Not all geosynchronous orbits are identical. Their defining feature is the period, but other orbital parameters determine how they appear from the ground:

  • Altitude: Approximately 35,786 km above Earth's surface for the nominal geosynchronous radius.
  • Inclination: If the orbit lies in the equatorial plane (zero inclination) and has near-zero eccentricity, it is geostationary and appears fixed over one longitude.
  • Eccentricity and inclination effects: Nonzero inclination or eccentricity produces an apparent daily motion on the sky (often an analemma or figure-eight ground track).
  • Ground coverage: A single geostationary satellite can continuously serve a large region near the equator but cannot provide continuous coverage of polar areas.

History and terminology

The idea of using high equatorial orbits for communications and broadcasting became famous after mid-20th-century proposals; the name "Clarke orbit" honors Arthur C. Clarke, who popularized the concept. The term "geosynchronous" emphasizes matching Earth's rotation, while "geostationary" refers specifically to the stationary-on-the-ground special case directly above the equator. For accessible introductory material see orbit basics and general Earth reference pages such as Earth overview.

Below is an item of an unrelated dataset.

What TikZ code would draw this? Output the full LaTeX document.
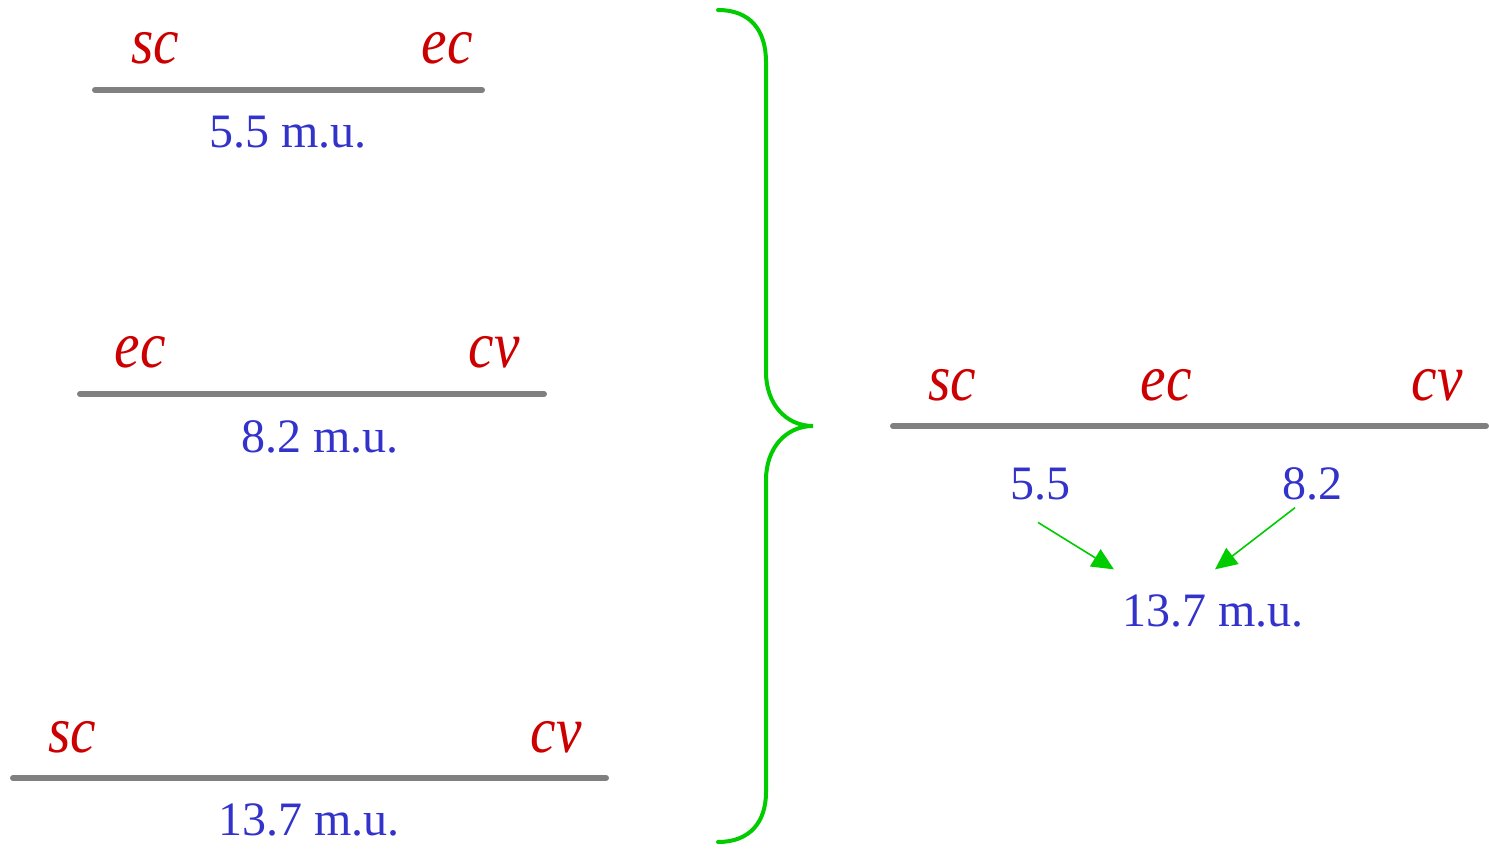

Uses and operational considerations

Geosynchronous and geostationary orbits are heavily used because a satellite can provide continuous service to the same region. Common applications include:

  • communications relays and direct-to-home broadcasting;
  • weather observation and environmental monitoring;
  • maritime and aeronautical communications; emergency and television broadcasting;
  • satellite radio and data distribution.

Satellites bound for geosynchronous altitudes are frequently launched into a geostationary transfer orbit (GTO) and then raised to final orbit using onboard propulsion. Once in position, operators perform periodic station-keeping maneuvers to counteract perturbations from Earth's equatorial bulge, lunar and solar gravity, and solar radiation pressure. Regulatory coordination of orbital slots and frequencies is managed internationally to reduce interference; see material on the geostationary arc at geostationary orbit details.

Limitations and notable facts

There are important trade-offs to using geosynchronous orbits. The large distance produces significant signal latency (hundreds of milliseconds round-trip), which affects latency-sensitive services. Coverage diminishes toward the poles, so alternative high-inclination or highly elliptical orbits (for example, Molniya or Tundra orbits) are used for high-latitude coverage. The geosynchronous belt has become crowded over decades, so concerns about orbital debris and end-of-life disposal (moving satellites to a higher "graveyard" orbit) are operational realities for satellite operators.

In summary, geosynchronous orbits form a vital component of modern space infrastructure: they enable continuous regional services from a fixed orbital rhythm, with the special geostationary configuration providing the familiar "always in the same spot" capability used by many communications and weather satellites.